** start **
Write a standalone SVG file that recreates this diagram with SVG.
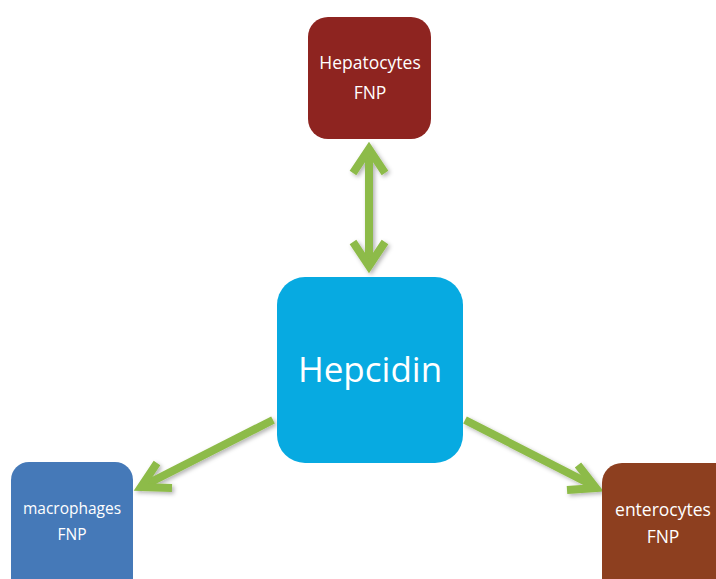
<svg xmlns="http://www.w3.org/2000/svg" width="716" height="579" viewBox="0 0 716 579">
<defs>
<style>
.lbl{font-family:"Open Sans","Liberation Sans",sans-serif;fill:#ffffff;text-anchor:middle}
.conn{fill:none;stroke:#8DBB48;stroke-width:8;stroke-linejoin:miter;stroke-linecap:butt}
</style>
<filter id="sh" x="-20%" y="-20%" width="140%" height="140%">
<feDropShadow dx="2" dy="2" stdDeviation="2" flood-color="#000" flood-opacity="0.3"/>
</filter>
</defs>
<rect width="716" height="579" fill="#ffffff"/>
<g id="connectors" filter="url(#sh)">
<path class="conn" d="M369,150 L369,265"/>
<path class="conn" d="M353,173 L369,149 L385,173"/>
<path class="conn" d="M353,242 L369,266 L385,242"/>
<path class="conn" d="M273,420 L143,486"/>
<path class="conn" d="M157,463 L141,487 L172,488"/>
<path class="conn" d="M465,420 L594,486"/>
<path class="conn" d="M578,465 L596,488 L567,490"/>
</g>
<g id="hepatocytes">
<rect x="308" y="17" width="123" height="122" rx="20" fill="#8E2420"/>
<text class="lbl" x="370" y="69" font-size="17.5">Hepatocytes</text>
<text class="lbl" x="370" y="99" font-size="17.5">FNP</text>
</g>
<g id="hepcidin">
<rect x="277" y="277" width="186" height="186" rx="28" fill="#07AAE1"/>
<text class="lbl" x="370" y="382" font-size="35">Hepcidin</text>
</g>
<g id="macrophages">
<rect x="11" y="462" width="122" height="140" rx="18" fill="#4579B8"/>
<text class="lbl" x="72" y="514" font-size="15.5">macrophages</text>
<text class="lbl" x="72" y="540" font-size="15.5">FNP</text>
</g>
<g id="enterocytes">
<rect x="602" y="463" width="140" height="140" rx="20" fill="#8D3F1F"/>
<text class="lbl" x="663" y="516" font-size="17.5">enterocytes</text>
<text class="lbl" x="663" y="543" font-size="17.5">FNP</text>
</g>
</svg>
** end **
- What you should do
Return the material exactly as given, apart from the pictures.

- Response to this task
Write a standalone SVG file that recreates this diagram with SVG.
<svg xmlns="http://www.w3.org/2000/svg" width="716" height="579" viewBox="0 0 716 579">
<defs>
<style>
.lbl{font-family:"Open Sans","Liberation Sans",sans-serif;fill:#ffffff;text-anchor:middle}
.conn{fill:none;stroke:#8DBB48;stroke-width:8;stroke-linejoin:miter;stroke-linecap:butt}
</style>
<filter id="sh" x="-20%" y="-20%" width="140%" height="140%">
<feDropShadow dx="2" dy="2" stdDeviation="2" flood-color="#000" flood-opacity="0.3"/>
</filter>
</defs>
<rect width="716" height="579" fill="#ffffff"/>
<g id="connectors" filter="url(#sh)">
<path class="conn" d="M369,150 L369,265"/>
<path class="conn" d="M353,173 L369,149 L385,173"/>
<path class="conn" d="M353,242 L369,266 L385,242"/>
<path class="conn" d="M273,420 L143,486"/>
<path class="conn" d="M157,463 L141,487 L172,488"/>
<path class="conn" d="M465,420 L594,486"/>
<path class="conn" d="M578,465 L596,488 L567,490"/>
</g>
<g id="hepatocytes">
<rect x="308" y="17" width="123" height="122" rx="20" fill="#8E2420"/>
<text class="lbl" x="370" y="69" font-size="17.5">Hepatocytes</text>
<text class="lbl" x="370" y="99" font-size="17.5">FNP</text>
</g>
<g id="hepcidin">
<rect x="277" y="277" width="186" height="186" rx="28" fill="#07AAE1"/>
<text class="lbl" x="370" y="382" font-size="35">Hepcidin</text>
</g>
<g id="macrophages">
<rect x="11" y="462" width="122" height="140" rx="18" fill="#4579B8"/>
<text class="lbl" x="72" y="514" font-size="15.5">macrophages</text>
<text class="lbl" x="72" y="540" font-size="15.5">FNP</text>
</g>
<g id="enterocytes">
<rect x="602" y="463" width="140" height="140" rx="20" fill="#8D3F1F"/>
<text class="lbl" x="663" y="516" font-size="17.5">enterocytes</text>
<text class="lbl" x="663" y="543" font-size="17.5">FNP</text>
</g>
</svg>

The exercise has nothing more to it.